The Truth about Contrast

Full Natural Contrast Range

Image Contrast in Zeiss Victory FL Binoculars and the Competition

Stephen Ingraham: Zeiss Birding and Naturalist Product Specialist

Critical observers sometimes comment on the difference in “contrast” between our Victory FLs and competitive models. Some users see the image in the Leica Ultravids and the Nikon HD binoculars, especially, as having higher contrast than our binoculars.

Some users will describe the difference not in terms of “contrast” but in terms of “brightness”. They may say the Leicas or the Nikons appear “brighter”. Close questioning and side-by-side comparisons almost always reveals that what they are seeing is a difference in apparent contrast, not in brightness.

Highly sophisticated observers also note that there seems to be a brightness difference between the Zeiss Victory FLs and the Ultravids and Nikons, with the FLs appearing slightly brighter in all situations, but having “lower contrast”, which is the same conclusion those who originally commented on “brightness” (as above) come to after a more careful, side-by-side comparison.

By “contrast”, in all cases, users are referring to the apparent difference between the light shades and the dark shades in the image, or how distinct the differences are. They are saying, in effect, that blacks are blacker and whites whiter through the competing binoculars: reds are redder, blues are bluer, greens are greener, etc.

In reality, the Zeiss Victory FL binoculars have a higher contrast range than the competition, while being brighter at the same time. We call our contrast range “full natural contrast.”

Think of working with an image in Photoshop or a similar image editing program. To increase apparent contrast, you could, if you were comfortable with the “levels dialog”, go to the levels control and pull the sliders in from both ends, reducing the number of different shades of dark and light by clipping off the ends, and then you would move the center slider slightly toward the light end of the spectrum (emphasizing dark shades at the expense of light shades). Visually it looks like this.

Full natural contrast range, with 256 levels of gray and of each color.

Clipping off the ends of the contrast range reduces the number of intermediate shades of gray and each color, but makes the steps between the adjacent shades “higher” and, to the unstudied eye, easier to see. You move the blackest blacks down into the dark grey area, the reddest reds down toward lighter reds, etc. and the whitest whites up into the light gray area, the lightest reds up into the pinks, etc. Then you slide the center to the left, emphasizing the darker shades, because our eyes interpret “darker” scenes as having higher contrast anyway.

Note, however that while the adjusted image of the bird looks more “contrasty” you have actually lost detail or information in both the lightest and darkest areas of the image, some of the subtle shades of color, and some brightness.

Sound familiar? Look for yourself. The difference in detail, color discrimination, and brightness is relatively easy to see in the images above.

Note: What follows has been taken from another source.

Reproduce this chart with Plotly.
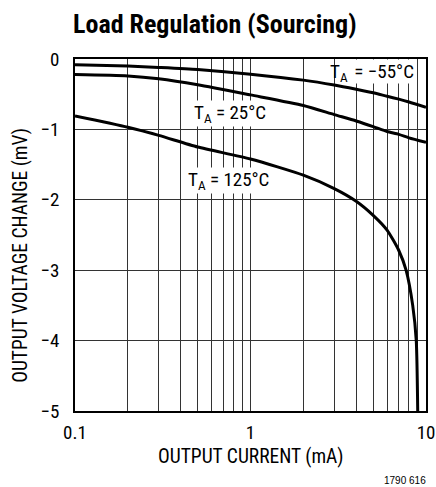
import plotly.graph_objects as go

# Data (x: output current mA, y: output voltage change mV)
x_m55 = [0.1, 0.2, 0.3, 0.5, 1, 2, 3, 4, 5, 6, 7, 8, 10]
y_m55 = [-0.08, -0.10, -0.12, -0.15, -0.215, -0.30, -0.37, -0.43, -0.48, -0.53, -0.57, -0.61, -0.685]

x_25 = [0.1, 0.2, 0.3, 0.5, 1, 2, 3, 4, 5, 6, 7, 8, 10]
y_25 = [-0.22, -0.24, -0.28, -0.365, -0.51, -0.66, -0.79, -0.88, -0.96, -1.03, -1.07, -1.12, -1.185]

x_125 = [0.1, 0.2, 0.3, 0.5, 1, 2, 3, 4, 5, 6, 7, 7.7, 8.4, 8.8, 8.97]
y_125 = [-0.81, -0.97, -1.085, -1.25, -1.42, -1.65, -1.84, -2.02, -2.22, -2.43, -2.72, -3.0, -3.5, -4.0, -5.0]

x_tickvals = [0.1, 0.2, 0.3, 0.4, 0.5, 0.6, 0.7, 0.8, 0.9, 1, 2, 3, 4, 5, 6, 7, 8, 9, 10]
x_ticktext = ["0.1"] + [""] * 8 + ["1"] + [""] * 8 + ["10"]
y_tickvals = [0, -1, -2, -3, -4, -5]
y_ticktext = ["0", "\u22121", "\u22122", "\u22123", "\u22124", "\u22125"]

label_m55 = ("T<sub>A</sub>", " = \u221255\u00b0C")
labels_other = ["T<sub>A</sub> = 25\u00b0C", "T<sub>A</sub> = 125\u00b0C"]

FONT = "Liberation Sans Narrow, Roboto Condensed, Arial Narrow, Roboto, sans-serif"

# plot area in pixels
L, R, T, B = 74.5, 426.5, 58.6, 411.0
W, H = R - L, B - T


def px(xp):
    return (xp - L) / W


def py(yp):
    return 1 - (yp - T) / H


fig = go.Figure()
for xs, ys in [(x_m55, y_m55), (x_25, y_25), (x_125, y_125)]:
    fig.add_trace(go.Scatter(x=xs, y=ys, mode="lines",
                             line=dict(color="black", width=3, shape="spline", smoothing=0.6),
                             showlegend=False, hoverinfo="skip"))

fig.update_layout(
    width=436, height=487,
    margin=dict(l=L, r=436 - R, t=T, b=487 - B, autoexpand=False),
    paper_bgcolor="white", plot_bgcolor="white",
    font=dict(family=FONT, color="black", size=19),
    xaxis=dict(type="log", range=[-1, 1], tickvals=x_tickvals, ticktext=x_ticktext,
               showgrid=True, gridcolor="#333", gridwidth=1, automargin=False,
               showline=True, linecolor="black", linewidth=1.5, mirror=True,
               ticks="", zeroline=False, ticklabelstandoff=3, tickfont=dict(size=19, family=FONT)),
    yaxis=dict(range=[-5, 0], tickvals=y_tickvals, ticktext=y_ticktext,
               showgrid=True, gridcolor="#333", gridwidth=1, automargin=False,
               showline=True, linecolor="black", linewidth=1.5, mirror=True,
               ticks="", zeroline=False, ticklabelstandoff=10, tickfont=dict(size=19, family=FONT)),
)

ann = [
    dict(text="<b>Load Regulation (Sourcing)</b>", x=215, y=24, size=26, family=FONT, angle=0),
    dict(text="OUTPUT CURRENT (mA)", x=251, y=457, size=19.5, family=FONT, angle=0),
    dict(text="1790 616", x=405, y=481, size=10, family="Liberation Sans, Arial, sans-serif", angle=0),
    dict(text="OUTPUT VOLTAGE CHANGE (mV)", x=20, y=255, size=19.5, family=FONT, angle=-90),
]
for a in ann:
    fig.add_annotation(text=a["text"], xref="paper", yref="paper",
                       x=px(a["x"]), y=py(a["y"]),
                       xanchor="center", yanchor="middle", showarrow=False,
                       font=dict(family=a["family"], size=a["size"], color="black"),
                       textangle=a["angle"])

# -55 C label: split so the white backing only sits where the curve does not pass
fig.add_annotation(text=label_m55[0], x=px(349), y=py(59), xref="paper", yref="paper",
                   xanchor="right", yanchor="top", showarrow=False, borderpad=0,
                   font=dict(family=FONT, size=19, color="black"))
fig.add_annotation(text=label_m55[1], x=px(349), y=py(59), xref="paper", yref="paper",
                   xanchor="left", yanchor="top", showarrow=False, borderpad=0, bgcolor="white",
                   font=dict(family=FONT, size=19, color="black"))

label_centres = [(230, 113), (228, 180)]
for t, (cx, cy) in zip(labels_other, label_centres):
    fig.add_annotation(text=t, x=px(cx), y=py(cy), xref="paper", yref="paper", showarrow=False,
                       xanchor="center", yanchor="middle", bgcolor="white", borderpad=0,
                       font=dict(family=FONT, size=19, color="black"))

fig.write_html("out.html", config={"displayModeBar": False},
               post_script="document.body.style.margin='0';document.body.style.padding='0';")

What the Zeiss Victory FLs provide is, as near as is technically possible, a completely “natural” contrast range, wide open to both ends, the blackest blacks and the whitest whites, the reddest reds, the bluest blues, the greenest greens. We manage this without compromising the brightness of our image.

We could adjust our contrast range, by playing with our coatings and glass types, to produce the “high apparent contrast” image common in other optics…but why would we do that? Why would we sacrifice image detail in the dark and light areas of the image, color discrimination, and brightness overall, to achieve an increase in contrast that is only apparent?

In fact, over time, our users come to appreciate and expect the full natural contrast image that the Zeiss Victory FLs provide…so much so that other optics appear “clipped” and “dim” by comparison.

“Full Natural Contrast Range”: it is a Victory FL difference you can see.

Or at least that's the way I see it.